In Estland selbst begann der Stern von Kaja Kallas erst aufgrund von Berichten im August 2023 zu sinken, wonach ihr Ehemann Arvo Hallik am Transportunternehmen Stark Logistics beteiligt war. Dieses soll auch nach dem Beginn des Ukrainekriegs 2022 trotz Sanktionen Lieferungen nach Russland getätigt haben.
Ungarischer Nominierter bezeichnete EU-Abgeordnete als „Idioten“
Mit dem Litauer Andrius Kubilius soll ein weiterer Politiker mit Einreiseverbot in Russland einen sensiblen Posten in der EU-Kommission erhalten. Er soll ausgerechnet das neu geschaffene Verteidigungsressort leiten. Zwar ist Verteidigungspolitik Sache der Mitgliedstaaten, die EU will jedoch eine stärkere koordinierende Rolle übernehmen.
Der zweimalige Premier Litauens gehörte nach dem Staatsstreich von 2014 in der Ukraine zum offiziellen Beraterkreis des Präsidenten Petro Poroschenko. Als Berichterstatter des EU-Parlaments zu den Beziehungen zu Russland erklärte er, es sei „unmöglich“, gute Beziehungen zu Russland zu unterhalten. Die Türkei würdigte er, weil diese – in Syrien, Libyen und Bergkarabach – „dreimal bewies, dass der Kreml die Faust fürchtet“.
Während Kallas und Kubilius mit der Bestätigung durch eine Mehrheit der EU-Abgeordneten rechnen können, wird es gegen den von Ungarn vorgeschlagenen Kandidaten Olivér Várhelyi vermutlich Kontroversen geben. Er soll für Gesundheit und Tierschutz zuständig sein.
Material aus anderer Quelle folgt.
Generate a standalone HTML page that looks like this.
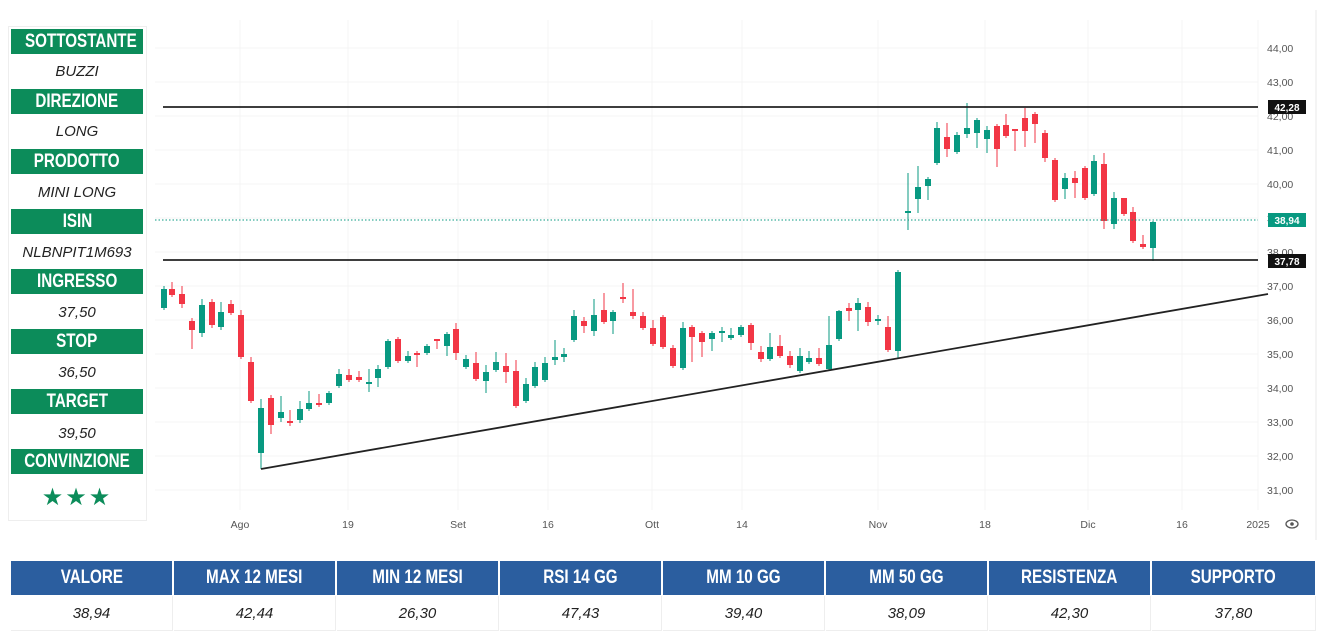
<!DOCTYPE html>
<html><head><meta charset="utf-8"><style>
body{margin:0;width:1328px;height:633px;background:#fff;overflow:hidden;position:relative;font-family:"Liberation Sans",sans-serif}
.h{position:absolute;left:11px;width:132px;height:25px;background:#0c8c5a;color:#fff;font-weight:bold;font-size:19px;line-height:25px;text-align:center;white-space:nowrap;overflow:hidden}
.h span,.th span{display:inline-block;transform:scaleX(.8);transform-origin:center}
.v{position:absolute;left:11px;width:132px;height:20px;color:#222;font-style:italic;font-size:15px;line-height:20px;text-align:center}
.th{position:absolute;top:561px;height:34px;background:#2b5e9f;color:#fff;font-weight:bold;font-size:19px;line-height:34px;text-align:center;white-space:nowrap}
.tv{position:absolute;top:596px;height:34px;border-right:1px solid #eee;border-bottom:1px solid #eee;color:#222;font-style:italic;font-size:15px;line-height:36px;text-align:center}
</style></head><body>
<div style="position:absolute;left:8px;top:26px;width:137px;height:493px;border:1px solid #eee"></div>
<div class="h" style="top:29px"><span>SOTTOSTANTE</span></div><div class="v" style="top:62px">BUZZI</div>
<div class="h" style="top:89px"><span>DIREZIONE</span></div><div class="v" style="top:122px">LONG</div>
<div class="h" style="top:149px"><span>PRODOTTO</span></div><div class="v" style="top:183px">MINI LONG</div>
<div class="h" style="top:209px"><span>ISIN</span></div><div class="v" style="top:243px">NLBNPIT1M693</div>
<div class="h" style="top:269px"><span>INGRESSO</span></div><div class="v" style="top:303px">37,50</div>
<div class="h" style="top:329px"><span>STOP</span></div><div class="v" style="top:363px">36,50</div>
<div class="h" style="top:389px"><span>TARGET</span></div><div class="v" style="top:424px">39,50</div>
<div class="h" style="top:449px"><span>CONVINZIONE</span></div>
<div class="v" style="top:488px;color:#0c8c5a;font-style:normal;font-size:24px;letter-spacing:2px">★★★</div>

<svg id="c" width="1328" height="550" style="position:absolute;left:0;top:0" xmlns="http://www.w3.org/2000/svg"></svg>

<div class="th" style="left:11px;width:161px"><span>VALORE</span></div><div class="tv" style="left:11px;width:161px">38,94</div>
<div class="th" style="left:174px;width:161px"><span>MAX 12 MESI</span></div><div class="tv" style="left:174px;width:161px">42,44</div>
<div class="th" style="left:337px;width:161px"><span>MIN 12 MESI</span></div><div class="tv" style="left:337px;width:161px">26,30</div>
<div class="th" style="left:500px;width:161px"><span>RSI 14 GG</span></div><div class="tv" style="left:500px;width:161px">47,43</div>
<div class="th" style="left:663px;width:161px"><span>MM 10 GG</span></div><div class="tv" style="left:663px;width:161px">39,40</div>
<div class="th" style="left:826px;width:161px"><span>MM 50 GG</span></div><div class="tv" style="left:826px;width:161px">38,09</div>
<div class="th" style="left:989px;width:161px"><span>RESISTENZA</span></div><div class="tv" style="left:989px;width:161px">42,30</div>
<div class="th" style="left:1152px;width:163px"><span>SUPPORTO</span></div><div class="tv" style="left:1152px;width:163px">37,80</div>

<script>
var s='';
var G='#089981',R='#f23645';
function y(v){return 48+(44-v)*34;}
for(var v=31;v<=44;v++){s+='<line x1="155" x2="1258" y1="'+y(v)+'" y2="'+y(v)+'" stroke="#f4f4f4"/>';
s+='<text x="1267" y="'+(y(v)+4)+'" font-size="10.5" fill="#555" font-family="Liberation Sans">'+v+',00</text>';}
var xs=[[240,'Ago'],[348,'19'],[458,'Set'],[548,'16'],[652,'Ott'],[742,'14'],[878,'Nov'],[985,'18'],[1088,'Dic'],[1182,'16'],[1258,'2025']];
xs.forEach(function(a){s+='<line x1="'+a[0]+'" x2="'+a[0]+'" y1="20" y2="510" stroke="#f4f4f4"/>';
s+='<text x="'+a[0]+'" y="528" font-size="10.5" fill="#555" text-anchor="middle" font-family="Liberation Sans">'+a[1]+'</text>';});
s+='<line x1="1316" x2="1316" y1="10" y2="540" stroke="#e8e8e8"/>';
s+='<ellipse cx="1292" cy="524" rx="6" ry="4" fill="none" stroke="#555" stroke-width="1.3"/><circle cx="1292" cy="524" r="1.8" fill="#555"/>';
var C=[[164,289,308,286,310,G],[172,289,295,282,297,R],[182,294,304,286,308,R],[192,321,330,318,349,R],[202,305,333,299,337,G],[212,302,325,299,328,R],[221,312,327,302,330,G],[231,304,313,300,315,R],[241,315,357,310,359,R],[251,362,401,357,403,R],[261,408,453,399,469,G],[271,398,425,395,434,R],[281,412,418,396,422,G],[290,421,423,410,426,R],[300,409,420,401,423,G],[309,403,409,391,411,G],[319,403,405,394,407,R],[329,393,403,391,405,G],[339,374,386,369,388,G],[349,375,380,369,382,R],[359,377,380,371,382,R],[369,382,384,369,392,G],[378,369,378,365,387,G],[388,341,367,339,369,G],[398,339,361,337,363,R],[408,356,361,351,363,G],[417,353,355,351,367,R],[427,346,353,344,355,G],[437,339,341,339,349,R],[447,334,346,332,356,G],[456,329,353,323,360,R],[466,359,367,355,369,G],[476,363,379,352,381,R],[486,372,381,365,393,G],[496,362,370,352,372,G],[506,366,372,353,383,R],[516,371,406,360,408,R],[526,384,401,378,403,G],[535,367,386,362,388,G],
[545,363,380,357,382,G],[555,357,360,340,365,G],[564,354,357,348,362,G],[574,316,340,310,342,G],[584,321,326,317,333,R],[594,315,331,299,336,G],[604,310,322,293,324,R],[613,312,321,310,334,G],[623,297,299,283,303,R],[633,312,316,289,319,R],[643,316,328,312,330,R],[653,328,344,320,346,R],[663,317,347,315,349,R],[673,348,366,345,368,R],[683,328,368,322,370,G],[692,327,337,325,362,R],[702,333,342,331,357,R],[712,333,339,331,351,G],[722,331,333,327,342,G],[731,335,338,328,340,G],[741,327,335,325,337,G],[751,325,343,323,350,R],[761,352,359,346,362,R],[770,347,359,333,361,G],[780,346,356,335,358,R],[790,356,365,351,368,R],[800,356,371,348,373,G],[809,358,362,351,364,G],[819,358,364,348,366,R],[829,345,369,316,371,G],[839,311,339,310,341,G],[849,308,311,303,321,R],[858,303,310,298,331,G],[868,307,322,302,326,R],[878,319,321,315,325,G],[888,327,350,316,352,R],[898,272,351,270,358,G],
[908,211,213,173,230,G],[918,187,199,166,213,G],[928,179,186,177,200,G],[937,128,163,122,165,G],[947,137,149,123,157,R],[957,135,152,132,154,G],[967,128,134,103,138,G],[977,120,133,118,148,G],[987,130,139,126,153,G],[997,126,149,124,167,R],[1006,125,136,114,138,R],[1015,129,131,129,151,R],[1025,118,131,108,147,R],[1035,114,124,112,143,R],[1045,133,158,130,162,R],[1055,160,200,158,202,R],[1065,178,189,173,199,G],[1075,178,183,171,198,R],[1085,168,198,166,200,R],[1094,161,194,155,196,G],[1104,164,221,153,229,R],[1114,198,224,192,229,G],[1124,198,214,198,216,R],[1133,212,241,207,243,R],[1143,244,247,235,249,R],[1153,222,248,221,261,G]];
C.forEach(function(c){s+='<line x1="'+c[0]+'" x2="'+c[0]+'" y1="'+c[3]+'" y2="'+c[4]+'" stroke="'+c[5]+'" stroke-width="1"/>';
var h=Math.max(c[2]-c[1],1.5);s+='<rect x="'+(c[0]-3)+'" y="'+c[1]+'" width="6" height="'+h+'" fill="'+c[5]+'"/>';});
s+='<line x1="155" x2="1258" y1="220" y2="220" stroke="#089981" stroke-dasharray="1.5 2" stroke-width="1"/>';
s+='<line x1="163" x2="1258" y1="107" y2="107" stroke="#222" stroke-width="1.8"/>';
s+='<line x1="163" x2="1258" y1="260" y2="260" stroke="#222" stroke-width="1.8"/>';
s+='<line x1="261" x2="1268" y1="469" y2="294" stroke="#222" stroke-width="1.8"/>';
function tag(yy,txt,bg){s+='<rect x="1268" y="'+(yy-7)+'" width="38" height="14" fill="'+bg+'"/><text x="1287" y="'+(yy+4)+'" font-size="10" font-weight="bold" fill="#fff" text-anchor="middle" font-family="Liberation Sans">'+txt+'</text>';}
tag(107,'42,28','#111');tag(220,'38,94','#089981');tag(261,'37,78','#111');
document.getElementById('c').innerHTML=s;
</script>
</body></html>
Angekreidet wird ihm als Bremser bezüglich eines EU-Beitritts der Ukraine zu gelten. Außerdem soll er die EU-Abgeordneten vor eingeschaltetem Mikrofon als „Idioten“ bezeichnet haben.
Für die Migration wird künftig ein Österreicher zuständig sein. Von der Leyen hat für diesen Bereich den scheidenden Finanzminister Magnus Brunner vorgesehen. Er war bis dato noch wenig mit dem Thema befasst, sondern vorrangig mit Wirtschafts- und Finanzpolitik. Innerhalb der ÖVP gilt der Vorarlberger als Pragmatiker.